Programs like Sketchup have allowed amateur artists and architects to sculpt and design in three dimensions for years, but this app facilitates far more informal works that really look like sketches in 3D.

Mental Canvas is part of a suite of software for Microsoft Surface that takes more conventional sketched forms and allows users to navigate and expand them in three-dimensional space, retaining the character of rough drawings.


The infinite-depth approach of this digital canvas software lets users zoom in and rotate their view, adding layers along the way and inspecting their work from various angles. The effect is remarkable as these illustrations show.
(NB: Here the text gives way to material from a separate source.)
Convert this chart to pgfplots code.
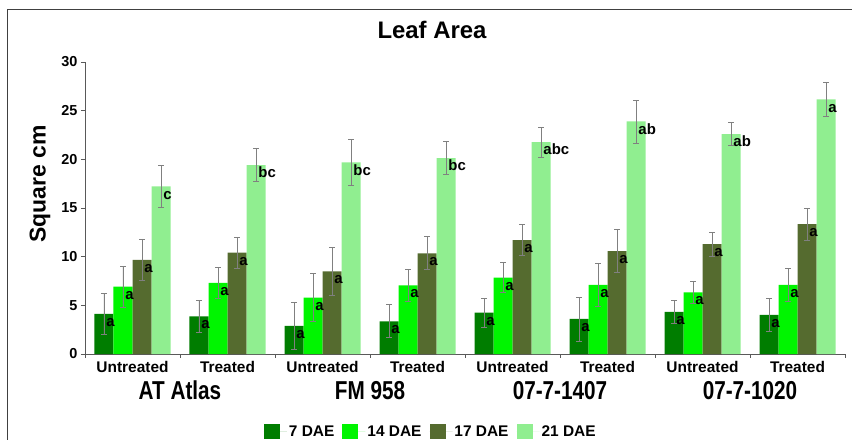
\documentclass[border=0pt]{standalone}
\usepackage{pgfplots}
\pgfplotsset{compat=1.18}
\usepackage{pgfplotstable}
\usepackage{graphicx}
\usepackage{fontspec}
\setmainfont{Liberation Sans}

\definecolor{dae7}{RGB}{0,125,0}
\definecolor{dae14}{RGB}{0,245,0}
\definecolor{dae17}{RGB}{85,107,47}
\definecolor{dae21}{RGB}{144,238,144}

% mean leaf area (square cm), error half-width, letter for 21 DAE
\pgfplotstableread{
x y7   e7   y14  e14  y17   e17  y21   e21  l21
0 4.11 2.10 6.92 2.10 9.67  2.15 17.21 2.15 c
1 3.87 1.65 7.30 1.60 10.42 1.60 19.40 1.70 bc
2 2.88 2.45 5.79 2.45 8.50  2.45 19.68 2.40 bc
3 3.36 1.70 7.06 1.65 10.35 1.70 20.12 1.70 bc
4 4.25 1.50 7.85 1.55 11.69 1.60 21.77 1.55 abc
5 3.60 2.25 7.10 2.25 10.56 2.20 23.89 2.20 ab
6 4.32 1.20 6.34 1.15 11.28 1.20 22.59 1.20 ab
7 4.01 1.70 7.10 1.65 13.34 1.65 26.16 1.70 a
}\leafarea

\begin{document}
\begin{tikzpicture}
\useasboundingbox (0,0) rectangle (852bp,440bp);
\draw[black!75, line width=1bp] (7bp,0) -- (7bp,430bp) -- (852bp,430bp);
\begin{axis}[
  at={(85bp,86bp)}, anchor=south west,
  scale only axis, width=760bp, height=292bp,
  xmin=-0.5, xmax=7.5, ymin=0, ymax=30,
  ybar=0pt, bar width=19bp,
  clip=false,
  axis x line*=bottom, axis y line*=left,
  axis line style={black!65, line width=0.8bp},
  xtick={0,...,7},
  xticklabels={Untreated,Treated,Untreated,Treated,Untreated,Treated,Untreated,Treated},
  major x tick style={draw=none},
  minor xtick={-0.5,0.5,...,7.5},
  ytick={0,5,...,30},
  major tick length=4bp, minor tick length=4bp,
  tick align=outside,
  tick style={black!65, line width=0.6bp},
  /pgf/number format/assume math mode=true,
  yticklabel style={font=\bfseries\fontsize{14.5}{15}\selectfont},
  xticklabel style={font=\bfseries\fontsize{15.5}{16}\selectfont},
  every node near coord/.append style={font=\bfseries\fontsize{15}{15}\selectfont,
    text=black, inner sep=1pt, yshift=-14bp},
  error bars/error bar style={black!50, line width=0.7bp},
  error bars/error mark options={rotate=90, mark size=3bp, black!50, line width=0.7bp},
  legend columns=4,
  legend style={at={(0.455,-0.267)}, anchor=center, draw=none,
    font=\bfseries\fontsize{15.5}{16}\selectfont,
    /tikz/every even column/.append style={column sep=6bp}},
  legend image code/.code={\fill[#1, draw=none] (0bp,-7bp) rectangle (16bp,8bp);
    \path (0bp,0bp) -- (23bp,0bp);},
]
\addplot[fill=dae7, draw=none, nodes near coords={\makebox[0pt][l]{\,a}},
  error bars/.cd, y dir=both, y explicit]
  table[x=x, y=y7, y error=e7] {\leafarea};
\addplot[fill=dae14, draw=none, nodes near coords={\makebox[0pt][l]{\,a}},
  error bars/.cd, y dir=both, y explicit]
  table[x=x, y=y14, y error=e14] {\leafarea};
\addplot[fill=dae17, draw=none, nodes near coords={\makebox[0pt][l]{\,a}},
  error bars/.cd, y dir=both, y explicit]
  table[x=x, y=y17, y error=e17] {\leafarea};
\addplot[fill=dae21, draw=none,
  nodes near coords={\makebox[0pt][l]{\,\pgfplotspointmeta}}, point meta=explicit symbolic,
  error bars/.cd, y dir=both, y explicit]
  table[x=x, y=y21, y error=e21, meta=l21] {\leafarea};
\legend{7 DAE, 14 DAE, 17 DAE, 21 DAE}
\end{axis}
\node[anchor=base, font=\bfseries\fontsize{24}{24}\selectfont] at (432bp,401bp) {Leaf Area};
\node[rotate=90, font=\bfseries\fontsize{23}{23}\selectfont] at (40bp,256bp) {Square cm};
\foreach \px/\name in {180/AT Atlas, 370/FM 958, 560/07-7-1407, 750/07-7-1020}
  \node[anchor=base, font=\bfseries\fontsize{26}{26}\selectfont] at (\px bp,40bp) {\scalebox{0.8}[1]{\name}};
\end{tikzpicture}
\end{document}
From its creators: CAD modelling “comes at a cost. The cost is that one, you have to have a fully resolved three-dimensional model, even if it’s just a cube; second it’s very hard to edit a CAD model, it’s not fast and fluid like a sketch. At any given moment when you’re sketching, the designer or artist has full control over everything in that representation, but with a CAD model, that’s defined by the computer.”

This clever approach liberates an artist from the ordinary constraints of a physical page or even a drawing tablet, letting them shape worlds that maintain the character of a sketch but can be used to tell and frame stories in new ways.


As with programs like Sketchup, a bookmarking tool allows users to save and store various views then retrace their steps, creating potential for 3D storytelling. It also lets a user pick the perfect shot, navigating three-dimensional space to select an ideal perspective. A dynamic dial tool, meanwhile, lets the artist rotate between colors and line qualities without backing out of the drawing.

As any good architect knows, an unfinished-looking drawing can be an asset: “A sketch has a quality when it’s unfinished; there’s so much possibility, there’s so much room for interpretation, and [Mental Canvas] expands the idea of a sketch. It makes it less flat. In architecture you always want that “Wow” design that gets everyone excited in the room, and [Mental Canvas] enhances it.”

One can see a lot of similarities here between Mental Canvas and tools being developed for augmented and virtual reality platforms. In a way, this program closes the gap, allowing users with more ordinary tools, devices and interfaces to accomplish something wonderful in 3D space.